Когда Байрон и Шелли вернулись во дворец, то продолжили беседу до утра. Байрон великодушно предложил Шелли и его семье воспользоваться виллой, снятой им у Хоппнера в Эсте, где Аллегра могла бы видеться с матерью. Вновь разговор, как и на песках Лидо, зашел о свободе воли и предназначении, и Юлиан (Шелли) отважно заявил:
В первой половине сентября Байрон был погружен в работу над первой песней поэмы, начатой в июле. 19 сентября он написал Муру: «Я закончил первую песнь, очень длинную, около ста восьмидесяти октав. Это поэма в стиле «Беппо», которую я написал, окрыленный успехом. Она называется «Дон Жуан» и будет высмеивать почти все.
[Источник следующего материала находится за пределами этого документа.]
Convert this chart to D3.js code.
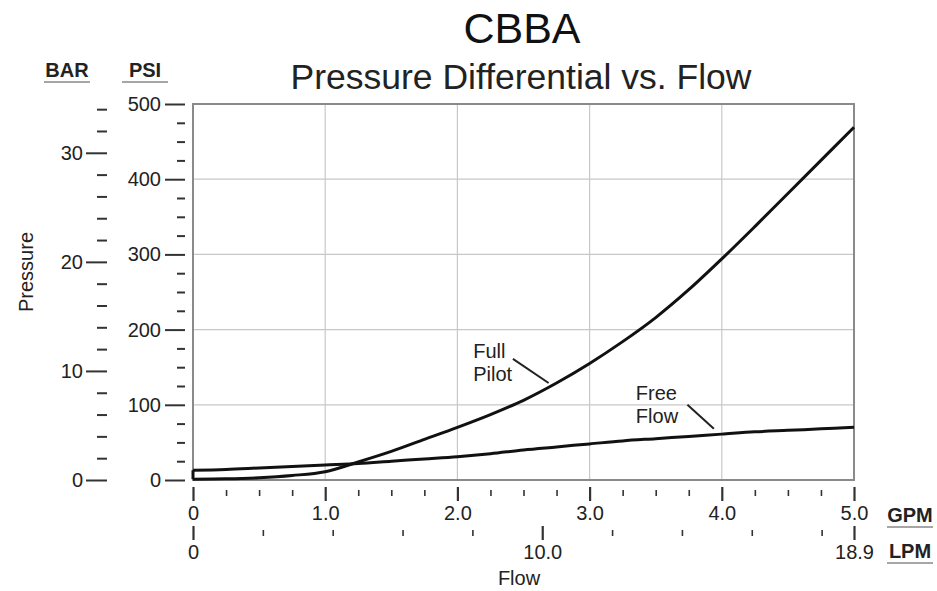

Но сомневаюсь, не слишком ли она откровенна для нашего пуританского общества». Байрон строил грандиозные планы в отношении своей поэмы и писал о своем намерении более серьезно, чем хотел, вначале желая узнать, как примет его произведение читатель. Был какой-то вызов в выборе Дон Жуана, легендарного ученика дьявола и беззаботного повесы, героем ироническо-героической эпопеи, и Байрон находил особенное удовольствие в изменении характера традиционного героя, делая его невинным существом, наивным, подобно Кандиду, и ставшим жертвой обстоятельств.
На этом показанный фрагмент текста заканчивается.